NASEN will only collaborate with researchers that adhere to the following criteria:
1) the research must contribute to and further the discourse regarding syringe exchange and Harm Reduction;
and 2) there must be a tangible benefit (i.e., compensation) provided to the individual(s) and/or the organizations that participate in the research.
NASEN does not require participation in research as a condition of Buyers Club membership or for listing on the NASEN SSP Directory. Participation is entirely voluntary.
Pictured from left to right first row: Dave Purchase, Rod Sorge, Dan Bigg, Stephanie Comer, Sara Kershnar, Charles Collins, Jon Paul Hammond second row: facilitator, Pat Garrett, Ricky Bluthenthal, Renee Edgington, Edith Springer, Joyce Rivera, Lisa Moore third row: Scott Stokes, George Clark, Delia Garcia, Heather Edney, Mark Gerse, Kevin Zeese, Gerald Lenoir
Project NEXUS is a survey of people who use drugs at 6 syringe services programs across the U.S. The aim of this survey is to learn more about the health, substance use behaviors, HIV/HCV prevalence, and access to and use of prevention services among people who use drugs – especially in non-urban areas of the country that are not typically included in large surveys. SSPs will be randomly selected and invited to participate. Project sites will enroll up to 300 participants in a 30-minute survey with HIV and HCV testing. SSPs will be financially supported to implement the survey, and all participants will receive an incentive for completing the survey and HIV/HCV testing.
Organized syringe service in the US began when Dave Purchase set a TV dinner table on a street in Tacoma, WA in 1988. The number of programs grew rapidly over the next several years and NASEN was founded in 1992. NASEN began holding an annual conference for information exchange and mutual support by programs. The plenary talk at these initial conferences was entitled “syringe exchange in the known universe,” and provided information on SEP activities in the US and both national and international research on SEPs.
With the continuing growth of SEPs in the US, it became clear that a formal mechanism for collecting information about SEPs in the country was needed to inform the SEP community, public health departments, and the US government. In 1994, NASEN and the Chemical Dependency research unit of Beth Israel Medical Center in New York City initiated the first annual National Syringe Exchange Survey with funding from amFAR.

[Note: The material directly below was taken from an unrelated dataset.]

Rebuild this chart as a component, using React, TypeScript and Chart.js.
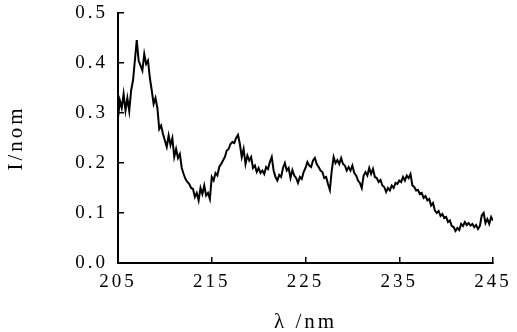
import React, { useEffect, useRef } from "react";
import { Chart, registerables } from "chart.js";

Chart.register(...registerables);

const lambdaStart = 205;
const lambdaStep = 0.2;
const xTicks = [205, 215, 225, 235, 245];
const yTicks = [0.0, 0.1, 0.2, 0.3, 0.4, 0.5];

// intensity, one value per 0.2 nm from 205 to 245 nm
const intensity = [
  0.29, 0.325, 0.31, 0.338, 0.305, 0.33, 0.304, 0.345, 0.365, 0.405,
  0.446, 0.405, 0.395, 0.385, 0.418, 0.398, 0.405, 0.37, 0.345, 0.318,
  0.33, 0.31, 0.268, 0.275, 0.258, 0.245, 0.232, 0.255, 0.236, 0.25,
  0.212, 0.228, 0.21, 0.218, 0.19, 0.178, 0.168, 0.162, 0.158, 0.15,
  0.148, 0.132, 0.14, 0.125, 0.15, 0.138, 0.155, 0.135, 0.14, 0.128,
  0.172, 0.165, 0.18, 0.175, 0.192, 0.198, 0.205, 0.212, 0.225, 0.228,
  0.238, 0.242, 0.24, 0.25, 0.256, 0.238, 0.212, 0.228, 0.198, 0.215,
  0.205, 0.212, 0.19, 0.195, 0.182, 0.19, 0.18, 0.185, 0.178, 0.192,
  0.188, 0.202, 0.212, 0.185, 0.172, 0.165, 0.176, 0.172, 0.19, 0.2,
  0.185, 0.19, 0.17, 0.186, 0.175, 0.17, 0.16, 0.172, 0.168, 0.182,
  0.19, 0.202, 0.195, 0.192, 0.205, 0.21, 0.198, 0.192, 0.185, 0.182,
  0.17, 0.172, 0.158, 0.146, 0.185, 0.212, 0.2, 0.206, 0.198, 0.21,
  0.198, 0.195, 0.185, 0.192, 0.185, 0.195, 0.18, 0.175, 0.165, 0.16,
  0.15, 0.175, 0.182, 0.175, 0.19, 0.178, 0.188, 0.172, 0.17, 0.162,
  0.166, 0.155, 0.152, 0.142, 0.15, 0.145, 0.155, 0.15, 0.16, 0.158,
  0.165, 0.162, 0.172, 0.165, 0.175, 0.17, 0.178, 0.155, 0.152, 0.145,
  0.146, 0.138, 0.14, 0.13, 0.134, 0.125, 0.128, 0.115, 0.12, 0.105,
  0.1, 0.104, 0.094, 0.098, 0.09, 0.092, 0.082, 0.085, 0.074, 0.072,
  0.064, 0.07, 0.066, 0.078, 0.074, 0.082, 0.076, 0.08, 0.075, 0.078,
  0.072, 0.076, 0.068, 0.074, 0.095, 0.1, 0.08, 0.088, 0.078, 0.092,
  0.085,
];

const FONT = "'Liberation Serif', 'Times New Roman', serif";
const SPACING = "3px";

const spacingPlugin = {
  id: "letterSpacing",
  beforeInit(chart: any) {
    (chart.ctx as any).letterSpacing = SPACING;
  },
  beforeLayout(chart: any) {
    (chart.ctx as any).letterSpacing = SPACING;
  },
  beforeDraw(chart: any) {
    (chart.ctx as any).letterSpacing = SPACING;
  },
};

export default function App() {
  const ref = useRef<HTMLCanvasElement>(null);
  useEffect(() => {
    if (!ref.current) return;
    const points = intensity.map((v, i) => ({
      x: +(lambdaStart + i * lambdaStep).toFixed(2),
      y: v,
    }));
    const chart = new Chart(ref.current, {
      type: "line",
      data: {
        datasets: [
          {
            data: points,
            borderColor: "#000",
            borderWidth: 2,
            pointRadius: 0,
            tension: 0,
            fill: false,
          },
        ],
      },
      plugins: [spacingPlugin],
      options: {
        animation: false,
        responsive: true,
        maintainAspectRatio: false,
        devicePixelRatio: 1,
        layout: { padding: { top: 13, right: 24, left: 0, bottom: 0 } },
        plugins: { legend: { display: false }, tooltip: { enabled: false } },
        scales: {
          x: {
            type: "linear",
            min: 205,
            max: 245,
            afterBuildTicks: (s: any) => {
              s.ticks = xTicks.map((v) => ({ value: v }));
            },
            afterFit: (s: any) => {
              s.height = 69;
              s.paddingLeft = 0;
              s.paddingRight = 0;
              s.paddingTop = 0;
              s.paddingBottom = 0;
            },
            ticks: {
              color: "#000",
              font: { family: FONT, size: 19 },
              padding: 14,
              maxRotation: 0,
              autoSkip: false,
            },
            grid: {
              drawOnChartArea: false,
              drawTicks: true,
              tickLength: -6,
              color: "#000",
              lineWidth: 1.5,
            },
            border: { display: true, color: "#000", width: 2 },
            title: {
              display: true,
              text: "λ /nm",
              color: "#000",
              font: { family: FONT, size: 21 },
              padding: { top: 0, bottom: -3 },
            },
          },
          y: {
            min: 0,
            max: 0.5,
            afterBuildTicks: (s: any) => {
              s.ticks = yTicks.map((v) => ({ value: v }));
            },
            afterFit: (s: any) => {
              s.width = 118;
              s.paddingLeft = 0;
              s.paddingRight = 0;
              s.paddingTop = 0;
              s.paddingBottom = 0;
            },
            ticks: {
              color: "#000",
              font: { family: FONT, size: 19 },
              padding: 16,
              callback: (v: any) => Number(v).toFixed(1),
            },
            grid: {
              drawOnChartArea: false,
              drawTicks: true,
              tickLength: -6,
              color: "#000",
              lineWidth: 1.5,
            },
            border: { display: true, color: "#000", width: 2 },
            title: {
              display: true,
              text: "I/nom",
              color: "#000",
              font: { family: FONT, size: 21 },
              padding: { top: 4, bottom: 0 },
            },
          },
        },
      },
    });
    return () => chart.destroy();
  }, []);
  return (
    <div style={{ position: "absolute", left: 0, top: 0, width: 517, height: 332, background: "#fff" }}>
      <canvas ref={ref} style={{ display: "block" }} />
    </div>
  );
}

The survey has provided information on the numbers of syringe service programs, their organizational characteristics, the numbers of syringes distributed and other services provided by the programs. The information has been used to inform the public and public officials of the critical importance of the programs, and to obtain funding for the programs. One important function of the annual surveys has been to document the evolution of the programs into multi-service organizations that address the many health and social service needs of people who use drugs in the US.
The National Syringe Exchange Survey was renamed as the Dave Purchase Memorial Survey after Dave’s passing.
The opioid epidemic, the overdose epidemic, COVID-19 pandemic, and increasing federal support for drug user health have created new challenges and opportunities for SSPs in the US. The Dave Purchase Memorial Survey will continue to collect, analyze and provide information to the SSP community and to public health officials during these interesting times.